Knowing that the world is evolving also comes with the hard realization that everything is connected. When we look at some societies to know the exact distinction that makes them ‘developed’, one of the recurring factors is the society’s system. The system is the way different factors of the society interact with each other; multiple infrastructures coming together for a common goal.
However, before we talk about the system, we must start from infrastructure. After research, we discovered that infrastructure refers to the fundamental facilities and systems serving a country, city, or other area, including the services and facilities necessary for its economy to function. Infrastructure is composed of public and private physical improvements such as roads, bridges, tunnels, water supply, sewers, electrical grids, and telecommunications (including Internet connectivity and broadband speeds).
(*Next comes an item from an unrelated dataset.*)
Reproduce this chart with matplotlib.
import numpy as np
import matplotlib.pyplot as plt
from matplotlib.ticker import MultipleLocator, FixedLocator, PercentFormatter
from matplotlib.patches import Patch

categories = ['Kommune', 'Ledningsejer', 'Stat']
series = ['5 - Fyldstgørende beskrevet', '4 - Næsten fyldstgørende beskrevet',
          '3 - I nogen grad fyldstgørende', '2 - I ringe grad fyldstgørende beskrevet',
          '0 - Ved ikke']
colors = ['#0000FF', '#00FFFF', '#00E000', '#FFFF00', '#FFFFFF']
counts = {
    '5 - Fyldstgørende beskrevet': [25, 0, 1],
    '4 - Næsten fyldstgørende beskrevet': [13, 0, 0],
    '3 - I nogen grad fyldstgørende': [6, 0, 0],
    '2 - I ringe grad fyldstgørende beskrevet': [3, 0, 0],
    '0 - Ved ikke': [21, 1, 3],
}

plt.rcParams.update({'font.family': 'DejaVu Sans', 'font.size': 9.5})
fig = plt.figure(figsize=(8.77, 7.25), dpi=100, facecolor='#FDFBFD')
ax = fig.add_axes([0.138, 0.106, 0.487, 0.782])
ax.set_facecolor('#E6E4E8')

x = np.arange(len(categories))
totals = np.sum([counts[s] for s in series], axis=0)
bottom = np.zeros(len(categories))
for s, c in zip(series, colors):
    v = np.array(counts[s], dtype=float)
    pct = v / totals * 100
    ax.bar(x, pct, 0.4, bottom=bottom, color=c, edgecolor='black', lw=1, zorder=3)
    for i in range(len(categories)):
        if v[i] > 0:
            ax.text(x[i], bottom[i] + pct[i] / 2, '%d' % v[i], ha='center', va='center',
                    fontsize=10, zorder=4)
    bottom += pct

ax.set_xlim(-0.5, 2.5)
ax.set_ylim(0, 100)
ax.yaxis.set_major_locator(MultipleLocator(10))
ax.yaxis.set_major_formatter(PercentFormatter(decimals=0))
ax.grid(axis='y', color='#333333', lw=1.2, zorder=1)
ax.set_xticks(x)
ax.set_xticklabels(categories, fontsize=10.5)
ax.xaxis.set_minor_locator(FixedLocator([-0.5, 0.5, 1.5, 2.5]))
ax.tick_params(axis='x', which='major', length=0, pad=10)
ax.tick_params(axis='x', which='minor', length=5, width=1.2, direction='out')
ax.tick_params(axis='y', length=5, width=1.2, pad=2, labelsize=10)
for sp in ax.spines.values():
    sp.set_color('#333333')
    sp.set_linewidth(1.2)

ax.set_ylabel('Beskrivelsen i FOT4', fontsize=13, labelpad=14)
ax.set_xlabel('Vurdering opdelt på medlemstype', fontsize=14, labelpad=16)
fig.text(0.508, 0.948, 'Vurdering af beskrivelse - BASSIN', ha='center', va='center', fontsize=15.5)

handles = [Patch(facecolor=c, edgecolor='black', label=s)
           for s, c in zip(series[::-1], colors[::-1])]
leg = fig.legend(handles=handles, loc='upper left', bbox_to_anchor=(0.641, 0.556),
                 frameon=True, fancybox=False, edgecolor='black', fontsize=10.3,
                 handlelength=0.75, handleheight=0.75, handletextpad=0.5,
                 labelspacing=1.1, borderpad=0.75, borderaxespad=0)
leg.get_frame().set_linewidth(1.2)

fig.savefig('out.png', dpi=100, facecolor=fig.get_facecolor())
Seems like a lot of words, right? Infrastructure simply means the foundation that drives society.
Infrastructure has two types: the hard and the soft.
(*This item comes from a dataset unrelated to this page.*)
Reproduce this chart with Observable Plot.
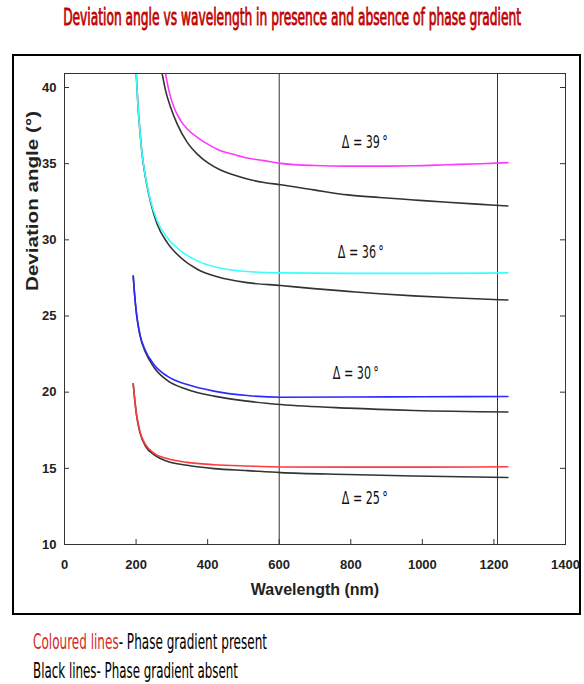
<!DOCTYPE html>
<html><head><meta charset="utf-8">
<script src="https://cdn.jsdelivr.net/npm/d3@7"></script>
<script src="https://cdn.jsdelivr.net/npm/@observablehq/plot@0.6"></script>
<style>
body{margin:0;background:#fff;width:584px;height:684px;position:relative;overflow:hidden;font-family:"DejaVu Sans Condensed","Liberation Sans Narrow","Arial Narrow",sans-serif}
#title{position:absolute;left:0;width:584px;top:7px;text-align:center;white-space:nowrap}
#title span{display:inline-block;color:#c00000;font-size:17px;font-weight:normal;-webkit-text-stroke:0.6px #c00000;transform-origin:center center}
#box{position:absolute;left:12px;top:54px;width:565px;height:557px;border:2px solid #000}
#chart{position:absolute;left:0;top:0}
.cap{position:absolute;left:33px;white-space:nowrap}
.cap span.fit{display:inline-block;font-size:17px;line-height:20px;color:#000;transform-origin:left center}
</style></head>
<body>
<div id="title"><span class="fit" data-w="458" data-sy="1.3">Deviation angle vs wavelength in presence and absence of phase gradient</span></div>
<div id="box"><div id="chart"></div></div>
<div class="cap" style="top:632px"><span class="fit" data-w="234" data-sy="1.2"><span style="color:#d42a2a">Coloured lines</span>- Phase gradient present</span></div>
<div class="cap" style="top:661px"><span class="fit" data-w="205" data-sy="1.2">Black lines- Phase gradient absent</span></div>
<script>
// ---- data (wavelength in nm, deviation angle in degrees) ----
const wl39On  = [282.5, 291.8, 305.8, 324.5, 343, 371, 399, 436, 473.6, 511, 557.6, 604, 697, 792, 880, 976, 1070, 1164, 1239];
const ang39On = [40.9, 39.8, 38.7, 37.83, 37.28, 36.73, 36.3, 35.85, 35.6, 35.37, 35.2, 35.02, 34.88, 34.84, 34.84, 34.86, 34.93, 35.0, 35.07];
const wl39Off  = [273, 282.5, 296.5, 315, 343, 371, 399, 436, 473.6, 511, 557.6, 604, 697, 792, 880, 976, 1070, 1164, 1239];
const ang39Off = [40.9, 39.8, 38.7, 37.6, 36.4, 35.63, 35.08, 34.58, 34.25, 33.99, 33.77, 33.62, 33.28, 32.95, 32.78, 32.62, 32.47, 32.33, 32.22];

const wl36On  = [200.5, 205, 210.7, 217, 226.6, 240.6, 259, 287, 324.5, 371, 427, 511, 604, 800, 1000, 1239];
const ang36On = [40.9, 38.93, 37.17, 35.63, 34.1, 32.57, 31.25, 30.15, 29.28, 28.62, 28.18, 27.92, 27.83, 27.8, 27.8, 27.83];
const wl36Off  = [200.5, 205, 210.7, 217, 226.6, 240.6, 259, 287, 324.5, 371, 427, 511, 604, 697, 792, 880, 976, 1100, 1239];
const ang36Off = [40.9, 38.93, 37.17, 35.6, 34.05, 32.46, 31.03, 29.82, 28.84, 28.07, 27.57, 27.19, 27.0, 26.8, 26.62, 26.46, 26.32, 26.18, 26.05];

const wl30On  = [192, 195.8, 201.4, 210.7, 226.6, 249.8, 287, 343, 417.6, 511, 604, 800, 1000, 1239];
const ang30On = [27.63, 26.43, 25.11, 23.8, 22.7, 21.82, 21.05, 20.5, 20.07, 19.78, 19.67, 19.68, 19.7, 19.72];
const wl30Off  = [192, 195.8, 201.4, 210.7, 226.6, 249.8, 287, 343, 417.6, 511, 604, 792, 976, 1239];
const ang30Off = [27.63, 26.43, 25.1, 23.75, 22.6, 21.64, 20.77, 20.18, 19.74, 19.41, 19.19, 18.95, 18.8, 18.7];

const wl25On  = [192, 195.8, 201.4, 210.7, 226.6, 249.8, 287, 343, 417.6, 511, 604, 800, 1000, 1239];
const ang25On = [20.55, 19.63, 18.53, 17.43, 16.55, 16.0, 15.64, 15.39, 15.24, 15.15, 15.09, 15.08, 15.08, 15.1];
const wl25Off  = [192, 195.8, 201.4, 210.7, 226.6, 249.8, 287, 343, 417.6, 511, 604, 792, 976, 1239];
const ang25Off = [20.55, 19.6, 18.48, 17.36, 16.45, 15.9, 15.46, 15.2, 14.98, 14.85, 14.72, 14.6, 14.5, 14.4];

const seriesColors = ["#ff38ff", "#38ffff", "#2a2aff", "#ff3a3a"];
const labelTexts = ["Δ = 39\u2009°", "Δ = 36\u2009°", "Δ = 30\u2009°", "Δ = 25\u2009°"];
const labelWl  = [839, 828, 814, 839];
const labelAng = [36.4, 29.15, 21.25, 13.0];
const markerLines = [600, 1210];
const xTicks = [0, 200, 400, 600, 800, 1000, 1200, 1400];
const yTicks = [10, 15, 20, 25, 30, 35, 40];
const xTitle = "Wavelength (nm)";
const yTitle = "Deviation angle (°)";

// ---- build tables ----
const pairs = [
  [wl39On, ang39On, wl39Off, ang39Off],
  [wl36On, ang36On, wl36Off, ang36Off],
  [wl30On, ang30On, wl30Off, ang30Off],
  [wl25On, ang25On, wl25Off, ang25Off]
];
const colored = [], black = [];
pairs.forEach(([wa, aa, wb, ab], i) => {
  wa.forEach((w, j) => colored.push({wl: w, ang: aa[j], s: i}));
  wb.forEach((w, j) => black.push({wl: w, ang: ab[j], s: i}));
});
const labels = labelTexts.map((t, i) => ({t, wl: labelWl[i], ang: labelAng[i]}));

const W = 565, H = 557, mL = 50, mR = 14, mT = 17, mB = 69;
const fw = W - mL - mR, fh = H - mT - mB;
const tickLen = 5;

const chart = Plot.plot({
  width: W, height: H,
  marginLeft: mL, marginRight: mR, marginTop: mT, marginBottom: mB,
  style: {fontFamily: "'Liberation Sans', Arial, sans-serif", fontSize: "13px", color: "#222", background: "transparent", overflow: "visible"},
  x: {domain: [0, 1400]},
  y: {domain: [10, 40.92]},
  marks: [
    Plot.ruleX(markerLines, {x: d => d, stroke: "#333", strokeWidth: 1}),
    Plot.line(black, {x: "wl", y: "ang", z: "s", stroke: "#333", strokeWidth: 1.6, curve: "monotone-x"}),
    Plot.line(colored, {x: "wl", y: "ang", z: "s", stroke: d => seriesColors[d.s], strokeWidth: 1.6, curve: "monotone-x"}),
    Plot.tickX(xTicks.slice(1, -1), {x: d => d, insetTop: fh - tickLen, stroke: "#333"}),
    Plot.tickY(yTicks.slice(1), {y: d => d, insetRight: fw - tickLen, stroke: "#333"}),
    Plot.tickY(yTicks.slice(1), {y: d => d, insetLeft: fw - tickLen, stroke: "#333"}),
    Plot.frame({stroke: "#333"}),
    Plot.axisX(xTicks, {tickSize: 0, tickPadding: 15, tickFormat: d => String(d), fontWeight: "bold", fontSize: 13, label: null}),
    Plot.axisY(yTicks, {tickSize: 0, tickPadding: 8, tickFormat: d => String(d), fontWeight: "bold", fontSize: 13, label: null}),
    Plot.text([xTitle], {text: d => d, frameAnchor: "bottom", dy: 50, fontWeight: "bold", fontSize: 16}),
    Plot.text([yTitle], {text: d => d, frameAnchor: "left", textAnchor: "middle", dx: -32, dy: -108, rotate: -90, fontWeight: "bold", fontSize: 16, className: "ytitle"}),
    Plot.text(labels, {x: "wl", y: "ang", text: "t", fontFamily: "'DejaVu Sans Condensed', sans-serif", fontSize: 17, fill: "#111", className: "dlabel"})
  ]
});
document.getElementById("chart").appendChild(chart);

// stretch / squeeze SVG texts to the reference lengths
d3.select(chart).selectAll(".ytitle text").attr("textLength", 180).attr("lengthAdjust", "spacingAndGlyphs");
d3.select(chart).selectAll(".dlabel text").attr("textLength", 46).attr("lengthAdjust", "spacingAndGlyphs");

// fit HTML texts to the reference widths
document.querySelectorAll(".fit[data-w]").forEach(el => {
  const w = el.getBoundingClientRect().width;
  const target = +el.dataset.w;
  el.style.transform = `scale(${target / w}, ${el.dataset.sy || 1})`;
});
</script>
</body></html>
Hard infrastructure refers to physical networks like; roads, bridges, railways, tunnels, electricity, water supply, telecommunications etc. Soft infrastructure on the other hand are the institutions that preserve the economic, health, social and cultural standards of a country, like; educational programs, official statistics, parks, and recreational facilities, law enforcement agencies and emergency services etc.
Infrastructure is one of the major issues Africa faces. Being still far behind when it comes to infrastructure and development– as access to constant energy, affordable housing, efficient transport, reliable communication, internet and broadband speed is difficult. According to estimates, Africa needs almost 90 billion USD every year from 2016-2026 to meet up with developed countries in terms of infrastructure. Africa’s infrastructure shortfall is a situation that has remained serious.
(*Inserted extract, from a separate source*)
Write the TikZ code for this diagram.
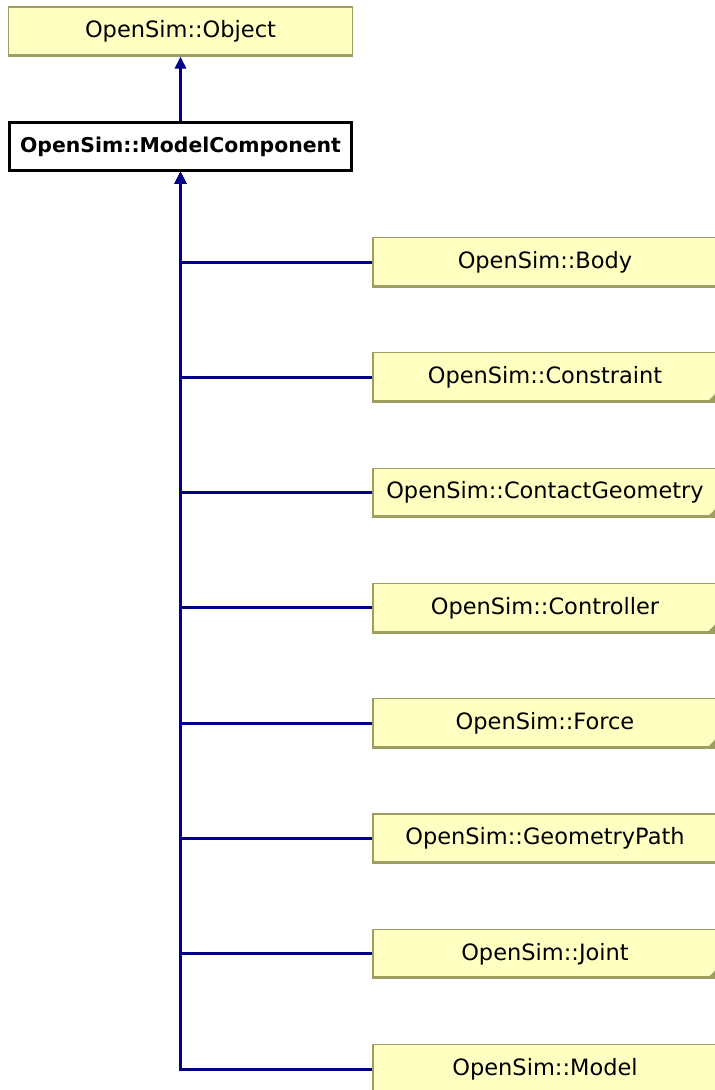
\documentclass[tikz,border=0pt]{standalone}
\usepackage{fontspec}
\setmainfont{DejaVu Sans}
\usetikzlibrary{arrows.meta}
\definecolor{boxfill}{HTML}{FFFFC2}
\definecolor{boxline}{HTML}{9E9E62}
\definecolor{edgeblue}{HTML}{000088}
\tikzset{
  cls/.style={draw=boxline, fill=boxfill, line width=1.2pt, inner sep=0pt,
    minimum width=344pt, minimum height=49pt,
    font=\fontsize{22.5}{27}\selectfont},
  focus/.style={draw=black, fill=white, line width=2.6pt, inner sep=0pt,
    minimum width=342pt, minimum height=48pt,
    font=\fontsize{20.4}{25}\selectfont\bfseries},
  shadowline/.style={draw=boxline, line width=3pt},
  fold/.style={fill=boxline},
  edge/.style={draw=edgeblue, line width=3pt,
    -{Triangle[width=11pt,length=12pt]}}
}
\newcommand{\foldmark}[1]{%
  \fill[fold] ([xshift=-11pt]#1.south east) -- (#1.south east) -- ([yshift=11pt]#1.south east) -- cycle;}
\begin{document}
\begin{tikzpicture}[x=1pt,y=-1pt]
  \useasboundingbox (0,0) rectangle (715,1090);
  \fill[white] (0,0) rectangle (715,1090);
  \clip (0,0) rectangle (715,1090);

  % base classes
  \node[cls] (obj) at (180.5,31.5) {OpenSim::Object};
  \draw[shadowline] ([yshift=1pt]obj.south west) -- ([yshift=1pt]obj.south east);
  \node[focus] (mc) at (180.5,146.5) {OpenSim::ModelComponent};

  % derived classes
  \foreach \name/\label/\row in {
      body/OpenSim::Body/0,
      constraint/OpenSim::Constraint/1,
      contact/OpenSim::ContactGeometry/2,
      controller/OpenSim::Controller/3,
      force/OpenSim::Force/4,
      gpath/OpenSim::GeometryPath/5,
      joint/OpenSim::Joint/6,
      model/OpenSim::Model/7} {
    \node[cls] (\name) at (545,262+115.3*\row) {\label};
    \draw[shadowline] ([yshift=1pt]\name.south west) -- ([yshift=1pt]\name.south east);
  }
  \foldmark{constraint}
  \foldmark{contact}
  \foldmark{controller}
  \foldmark{force}
  \foldmark{joint}

  % inheritance edges
  \draw[edge] (mc.north) -- (obj.south);
  \foreach \name in {body,constraint,contact,controller,force,gpath,joint,model}
    \draw[edge] (\name.west) -| (mc.south);
\end{tikzpicture}
\end{document}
The infrastructural situation in Africa has limited cross-border flow of trade, capital, information and investors and this has drastically affected the growth, wider development performance and regional integration of the continent.
According to statistics, poor infrastructure cuts up to 2% of economic growth every year, and this reduces productivity by over 40%. This goes to prove that infrastructure is a huge contributor to economic stability. Africa lags behind in this regard, and according to the World Bank, closing the infrastructural gap between Africa and the rest of the world will increase the continents GDP per capita by 1.7%. There is still a long way to go.
Infrastructural investment opens up the doors for investors. It creates jobs, deliver development to rural communities and even boosts the economy. We cannot emphasize the impact of infrastructure on innovation and tech entrepreneurship. These challenges bring opportunity for infrastructure challenges as it is an avenue to build creative solutions just like some startups in Africa is already doing.
Entrepreneurs need an accommodating environment with adequate infrastructure to thrive. For technology business to flourish there is need for adequate ICT friendly infrastructure that will drive customer acquisition and growth. It can be discouraging and tough to innovate when there is no enabling infrastructure. With limited ICT infrastructure entrepreneurs will be unable to exploit the value of critical services like Data Centre, Hardware and cloud computing. These services generally help startups reduce costs and stay agile.
It is difficult to raise financial resources for infrastructure projects in a gradual unstable setting. However, Africans are innovative and entrepreneurial, and if they have a political will and an accountable government that has sound public-private-partnerships that are in the interests of the people, then Africa can look inward, to finance its own growth and find African solutions to its problems. These solutions have to guarantee revenue sustainability and long-term income generation plans.
An adequate transport system guarantees an integrated infrastructure network that will promote social and economic development. That means a safe and secure transport sector, improved rural access, infrastructure and mobility, improved public transport systems will increase the contribution of the transport sector to job creation in the continent. African transport regulators should encourage local and regional businesses to use railway infrastructure, rather than making use of the road network that will slow down the continent’s productivity and keep the costs of doing business and moving goods at a high rate.
Infrastructure has an encouraging effect on investment, innovation and tech entrepreneurship when it is available. A lot can be attained if African leaders will close the gap that infrastructure poses, even though tech entrepreneurs are developing innovative solutions without minding the lack of infrastructure. More jobs will be made readily available and the African economy will boom, if the government utilizes the advanced technologies from other countries to improve the infrastructural state of the continent.